● GOAL: From the line with "Recreate this image" to the line with "const baseRH = -14;", both lines included, set down exactly those lines, please, and no others.

● INFORMATION GIVEN:
▼
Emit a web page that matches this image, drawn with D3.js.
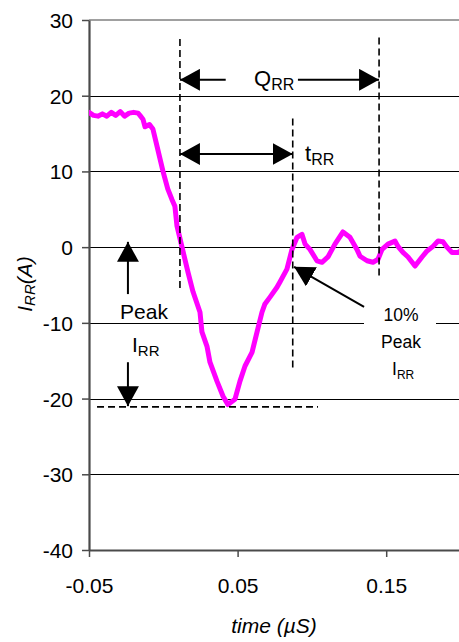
▲
▼
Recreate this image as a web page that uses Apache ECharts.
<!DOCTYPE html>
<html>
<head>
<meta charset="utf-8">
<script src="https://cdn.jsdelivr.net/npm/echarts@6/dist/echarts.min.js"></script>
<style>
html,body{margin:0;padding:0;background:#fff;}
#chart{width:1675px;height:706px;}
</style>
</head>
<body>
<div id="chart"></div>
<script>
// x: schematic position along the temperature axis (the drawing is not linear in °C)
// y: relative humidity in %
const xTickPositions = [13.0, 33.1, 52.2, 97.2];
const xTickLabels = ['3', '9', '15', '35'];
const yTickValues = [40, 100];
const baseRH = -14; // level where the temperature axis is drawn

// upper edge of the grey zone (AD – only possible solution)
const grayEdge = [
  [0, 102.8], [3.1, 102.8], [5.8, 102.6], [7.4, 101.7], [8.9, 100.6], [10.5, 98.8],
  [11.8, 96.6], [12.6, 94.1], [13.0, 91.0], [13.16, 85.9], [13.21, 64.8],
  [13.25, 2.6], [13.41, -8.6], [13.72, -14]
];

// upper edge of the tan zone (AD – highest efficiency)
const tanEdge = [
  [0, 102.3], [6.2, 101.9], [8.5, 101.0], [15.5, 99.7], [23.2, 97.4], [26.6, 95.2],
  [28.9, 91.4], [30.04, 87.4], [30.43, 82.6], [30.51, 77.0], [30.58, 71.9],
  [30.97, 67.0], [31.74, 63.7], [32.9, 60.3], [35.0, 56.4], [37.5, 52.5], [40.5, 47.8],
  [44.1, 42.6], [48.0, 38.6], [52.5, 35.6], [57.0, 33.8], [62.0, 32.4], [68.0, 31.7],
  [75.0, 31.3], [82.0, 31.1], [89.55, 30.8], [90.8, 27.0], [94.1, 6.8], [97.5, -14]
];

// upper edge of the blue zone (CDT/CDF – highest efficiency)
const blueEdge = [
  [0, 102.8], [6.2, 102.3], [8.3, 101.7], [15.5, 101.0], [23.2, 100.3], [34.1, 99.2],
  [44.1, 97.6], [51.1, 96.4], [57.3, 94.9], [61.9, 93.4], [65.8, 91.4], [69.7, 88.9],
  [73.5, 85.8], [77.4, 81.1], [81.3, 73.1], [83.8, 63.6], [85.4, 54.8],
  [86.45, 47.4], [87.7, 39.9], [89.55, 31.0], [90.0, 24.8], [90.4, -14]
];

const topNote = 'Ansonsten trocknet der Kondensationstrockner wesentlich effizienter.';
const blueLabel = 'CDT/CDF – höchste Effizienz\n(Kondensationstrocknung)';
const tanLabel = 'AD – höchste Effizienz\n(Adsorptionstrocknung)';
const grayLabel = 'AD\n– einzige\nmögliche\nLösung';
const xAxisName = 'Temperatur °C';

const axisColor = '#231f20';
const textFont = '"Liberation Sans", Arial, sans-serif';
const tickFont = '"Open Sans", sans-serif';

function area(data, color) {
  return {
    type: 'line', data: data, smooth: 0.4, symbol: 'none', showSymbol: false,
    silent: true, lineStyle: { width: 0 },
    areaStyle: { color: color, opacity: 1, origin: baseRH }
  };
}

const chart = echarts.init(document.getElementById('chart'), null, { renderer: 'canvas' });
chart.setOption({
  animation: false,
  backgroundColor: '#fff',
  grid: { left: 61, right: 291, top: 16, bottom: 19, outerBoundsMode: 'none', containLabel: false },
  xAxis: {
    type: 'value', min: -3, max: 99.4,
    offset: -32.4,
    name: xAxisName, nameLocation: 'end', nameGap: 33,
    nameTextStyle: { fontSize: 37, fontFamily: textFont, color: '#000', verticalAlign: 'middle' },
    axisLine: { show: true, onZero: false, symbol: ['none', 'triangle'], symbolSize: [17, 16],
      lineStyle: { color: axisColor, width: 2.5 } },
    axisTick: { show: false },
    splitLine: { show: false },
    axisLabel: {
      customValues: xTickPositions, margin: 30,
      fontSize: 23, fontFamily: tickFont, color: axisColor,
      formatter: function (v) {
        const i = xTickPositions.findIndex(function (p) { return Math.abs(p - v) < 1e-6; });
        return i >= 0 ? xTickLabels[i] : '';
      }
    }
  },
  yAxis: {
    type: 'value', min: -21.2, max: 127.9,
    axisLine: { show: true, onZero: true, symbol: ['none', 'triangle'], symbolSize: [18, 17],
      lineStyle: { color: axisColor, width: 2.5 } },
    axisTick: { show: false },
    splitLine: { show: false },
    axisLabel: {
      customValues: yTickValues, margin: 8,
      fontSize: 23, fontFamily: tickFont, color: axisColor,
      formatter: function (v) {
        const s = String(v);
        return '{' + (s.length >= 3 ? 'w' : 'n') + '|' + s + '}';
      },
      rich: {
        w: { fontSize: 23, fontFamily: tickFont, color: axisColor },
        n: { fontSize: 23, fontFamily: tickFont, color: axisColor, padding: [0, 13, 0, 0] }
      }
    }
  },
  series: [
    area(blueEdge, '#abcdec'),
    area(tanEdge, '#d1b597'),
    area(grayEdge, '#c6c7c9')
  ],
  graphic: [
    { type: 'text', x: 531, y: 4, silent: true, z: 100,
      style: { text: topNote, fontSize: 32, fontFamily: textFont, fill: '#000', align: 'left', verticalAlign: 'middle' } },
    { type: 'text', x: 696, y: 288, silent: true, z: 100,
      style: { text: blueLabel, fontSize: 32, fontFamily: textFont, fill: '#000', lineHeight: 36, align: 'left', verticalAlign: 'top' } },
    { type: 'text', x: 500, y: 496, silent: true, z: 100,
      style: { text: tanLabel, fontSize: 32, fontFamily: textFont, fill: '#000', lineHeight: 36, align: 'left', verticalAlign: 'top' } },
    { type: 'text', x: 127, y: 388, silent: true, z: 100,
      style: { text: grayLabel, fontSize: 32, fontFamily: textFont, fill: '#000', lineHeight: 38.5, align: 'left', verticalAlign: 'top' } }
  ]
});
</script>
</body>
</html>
▲
● WRITTEN ANSWER:
Recreate this image as a web page that uses Apache ECharts.
<!DOCTYPE html>
<html>
<head>
<meta charset="utf-8">
<script src="https://cdn.jsdelivr.net/npm/echarts@6/dist/echarts.min.js"></script>
<style>
html,body{margin:0;padding:0;background:#fff;}
#chart{width:1675px;height:706px;}
</style>
</head>
<body>
<div id="chart"></div>
<script>
// x: schematic position along the temperature axis (the drawing is not linear in °C)
// y: relative humidity in %
const xTickPositions = [13.0, 33.1, 52.2, 97.2];
const xTickLabels = ['3', '9', '15', '35'];
const yTickValues = [40, 100];
const baseRH = -14; // level where the temperature axis is drawn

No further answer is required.